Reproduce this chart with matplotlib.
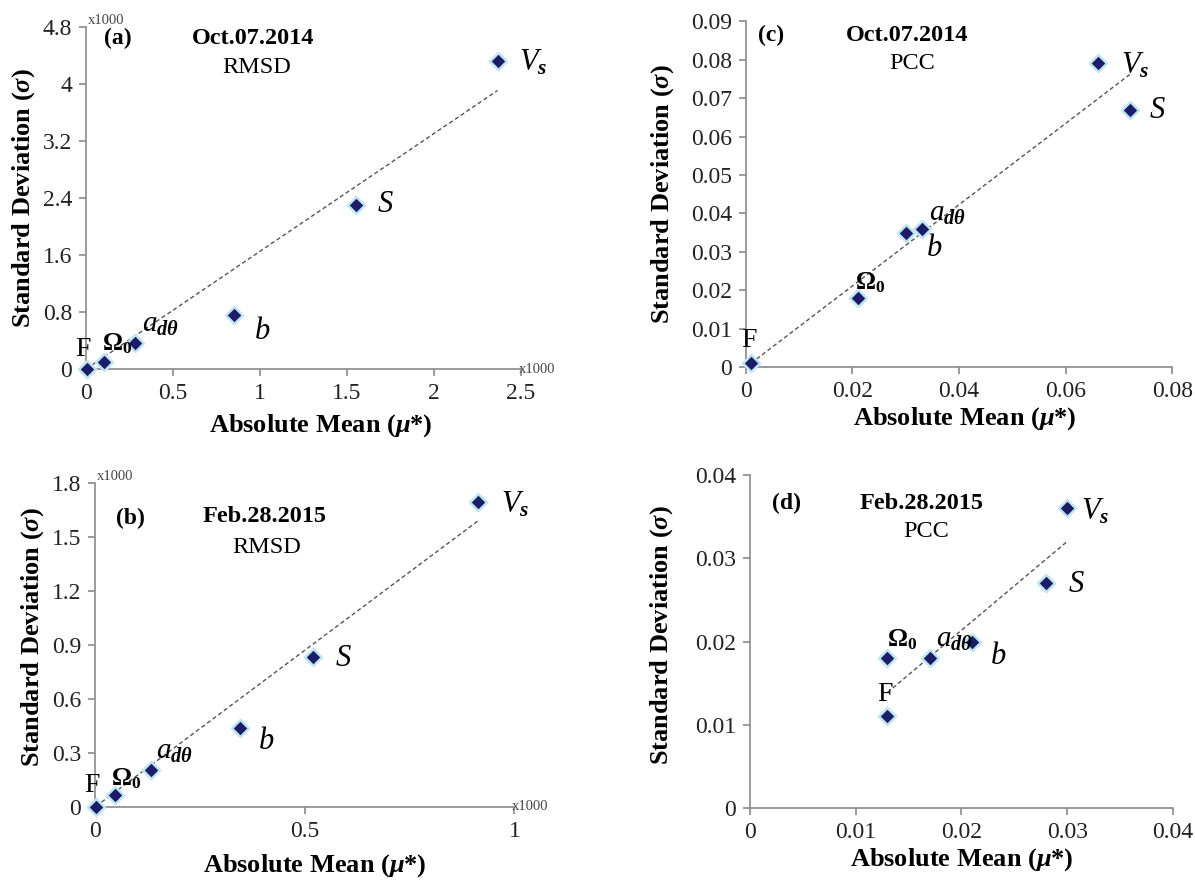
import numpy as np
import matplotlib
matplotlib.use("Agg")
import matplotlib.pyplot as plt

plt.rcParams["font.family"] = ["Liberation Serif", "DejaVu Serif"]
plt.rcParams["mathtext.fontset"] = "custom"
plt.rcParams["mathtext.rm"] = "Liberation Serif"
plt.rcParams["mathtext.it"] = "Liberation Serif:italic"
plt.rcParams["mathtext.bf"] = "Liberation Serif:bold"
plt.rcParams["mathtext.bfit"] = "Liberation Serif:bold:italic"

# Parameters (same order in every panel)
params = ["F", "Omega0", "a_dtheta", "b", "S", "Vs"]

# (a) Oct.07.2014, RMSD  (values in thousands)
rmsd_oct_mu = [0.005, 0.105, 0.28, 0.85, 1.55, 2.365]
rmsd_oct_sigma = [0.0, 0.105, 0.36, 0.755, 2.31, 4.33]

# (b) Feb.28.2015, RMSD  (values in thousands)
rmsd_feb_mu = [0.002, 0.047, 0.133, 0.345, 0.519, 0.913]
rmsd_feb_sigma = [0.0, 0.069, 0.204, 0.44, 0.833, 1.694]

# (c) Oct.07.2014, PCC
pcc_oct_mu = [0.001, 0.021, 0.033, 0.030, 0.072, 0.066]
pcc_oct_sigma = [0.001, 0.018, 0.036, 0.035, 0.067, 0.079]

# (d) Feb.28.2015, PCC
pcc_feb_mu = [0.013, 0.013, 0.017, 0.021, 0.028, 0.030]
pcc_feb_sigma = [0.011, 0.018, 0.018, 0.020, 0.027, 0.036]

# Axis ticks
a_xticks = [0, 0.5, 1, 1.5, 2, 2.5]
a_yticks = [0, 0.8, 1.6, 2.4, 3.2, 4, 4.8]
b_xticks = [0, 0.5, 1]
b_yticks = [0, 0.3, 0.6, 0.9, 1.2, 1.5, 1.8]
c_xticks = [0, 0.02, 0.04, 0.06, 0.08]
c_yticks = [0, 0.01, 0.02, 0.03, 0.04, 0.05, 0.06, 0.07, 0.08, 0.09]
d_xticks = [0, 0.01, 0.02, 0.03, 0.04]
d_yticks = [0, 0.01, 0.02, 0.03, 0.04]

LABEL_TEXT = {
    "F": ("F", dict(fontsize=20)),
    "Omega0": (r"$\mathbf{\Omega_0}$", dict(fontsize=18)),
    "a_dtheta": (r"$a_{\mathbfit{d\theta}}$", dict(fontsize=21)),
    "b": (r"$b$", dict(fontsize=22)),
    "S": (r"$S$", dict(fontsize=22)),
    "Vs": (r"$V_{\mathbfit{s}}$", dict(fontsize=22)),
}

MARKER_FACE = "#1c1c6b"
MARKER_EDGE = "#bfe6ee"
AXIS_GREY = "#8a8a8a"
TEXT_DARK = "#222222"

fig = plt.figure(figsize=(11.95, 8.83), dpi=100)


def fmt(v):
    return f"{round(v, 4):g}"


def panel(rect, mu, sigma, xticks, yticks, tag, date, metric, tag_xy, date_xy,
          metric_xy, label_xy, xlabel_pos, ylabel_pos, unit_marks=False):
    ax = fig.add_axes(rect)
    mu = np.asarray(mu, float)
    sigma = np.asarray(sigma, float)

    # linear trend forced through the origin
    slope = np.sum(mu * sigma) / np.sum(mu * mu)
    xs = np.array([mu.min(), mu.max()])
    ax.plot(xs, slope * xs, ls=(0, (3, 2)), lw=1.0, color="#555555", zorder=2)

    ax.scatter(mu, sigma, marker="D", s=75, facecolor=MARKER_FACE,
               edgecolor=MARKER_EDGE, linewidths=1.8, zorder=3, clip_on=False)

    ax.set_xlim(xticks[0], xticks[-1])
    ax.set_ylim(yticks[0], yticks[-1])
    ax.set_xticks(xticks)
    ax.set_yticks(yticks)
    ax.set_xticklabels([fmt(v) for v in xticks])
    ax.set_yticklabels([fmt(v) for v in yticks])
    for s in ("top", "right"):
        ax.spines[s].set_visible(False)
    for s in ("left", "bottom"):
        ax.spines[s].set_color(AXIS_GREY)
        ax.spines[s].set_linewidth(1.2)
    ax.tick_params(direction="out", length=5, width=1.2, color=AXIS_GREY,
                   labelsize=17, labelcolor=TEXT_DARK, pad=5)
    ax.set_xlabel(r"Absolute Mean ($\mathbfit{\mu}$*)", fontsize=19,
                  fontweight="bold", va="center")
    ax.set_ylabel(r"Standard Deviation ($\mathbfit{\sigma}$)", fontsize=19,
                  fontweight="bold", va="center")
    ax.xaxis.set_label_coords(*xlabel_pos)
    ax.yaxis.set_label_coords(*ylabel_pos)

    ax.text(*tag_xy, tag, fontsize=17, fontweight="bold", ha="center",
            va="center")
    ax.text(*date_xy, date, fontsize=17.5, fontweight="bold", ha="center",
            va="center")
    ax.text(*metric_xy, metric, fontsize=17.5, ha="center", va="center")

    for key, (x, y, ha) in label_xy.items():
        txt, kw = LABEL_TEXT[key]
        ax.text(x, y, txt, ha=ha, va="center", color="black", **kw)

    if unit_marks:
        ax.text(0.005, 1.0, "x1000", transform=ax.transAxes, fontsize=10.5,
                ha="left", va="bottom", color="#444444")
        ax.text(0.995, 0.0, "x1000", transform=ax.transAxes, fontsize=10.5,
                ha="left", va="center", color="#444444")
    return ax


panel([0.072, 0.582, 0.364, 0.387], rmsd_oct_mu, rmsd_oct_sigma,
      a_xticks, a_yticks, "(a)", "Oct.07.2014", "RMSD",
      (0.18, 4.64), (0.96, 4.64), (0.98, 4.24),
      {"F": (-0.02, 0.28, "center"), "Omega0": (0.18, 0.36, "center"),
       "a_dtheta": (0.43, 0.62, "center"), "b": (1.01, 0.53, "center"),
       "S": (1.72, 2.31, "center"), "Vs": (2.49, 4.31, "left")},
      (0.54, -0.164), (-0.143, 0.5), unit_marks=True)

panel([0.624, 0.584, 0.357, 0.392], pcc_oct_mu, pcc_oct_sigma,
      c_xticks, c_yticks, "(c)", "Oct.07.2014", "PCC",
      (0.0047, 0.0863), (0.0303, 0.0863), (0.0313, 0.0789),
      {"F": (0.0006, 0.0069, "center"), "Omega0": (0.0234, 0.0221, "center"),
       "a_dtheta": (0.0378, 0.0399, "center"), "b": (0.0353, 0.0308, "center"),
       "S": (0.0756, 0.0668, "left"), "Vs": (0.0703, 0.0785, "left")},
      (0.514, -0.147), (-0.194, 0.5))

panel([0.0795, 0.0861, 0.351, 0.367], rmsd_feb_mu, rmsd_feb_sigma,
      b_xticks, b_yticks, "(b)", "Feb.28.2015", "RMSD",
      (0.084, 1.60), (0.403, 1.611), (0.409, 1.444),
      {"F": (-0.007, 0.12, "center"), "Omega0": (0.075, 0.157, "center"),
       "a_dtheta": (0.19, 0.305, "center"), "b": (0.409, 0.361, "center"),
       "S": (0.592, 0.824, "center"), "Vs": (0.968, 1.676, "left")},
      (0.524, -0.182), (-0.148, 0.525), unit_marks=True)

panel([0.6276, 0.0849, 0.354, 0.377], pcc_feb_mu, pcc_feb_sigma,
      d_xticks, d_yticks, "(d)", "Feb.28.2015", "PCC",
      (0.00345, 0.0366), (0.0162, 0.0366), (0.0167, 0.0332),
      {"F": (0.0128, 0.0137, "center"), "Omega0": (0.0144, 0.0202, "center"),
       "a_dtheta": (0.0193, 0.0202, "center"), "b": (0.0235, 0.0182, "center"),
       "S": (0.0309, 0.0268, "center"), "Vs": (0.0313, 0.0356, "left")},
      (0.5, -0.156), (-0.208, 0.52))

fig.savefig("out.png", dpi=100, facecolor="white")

——

### Work instructions
Using the data above, copy each line that contains "matplotlib".

### Reply to the task
Reproduce this chart with matplotlib.
import matplotlib
matplotlib.use("Agg")
import matplotlib.pyplot as plt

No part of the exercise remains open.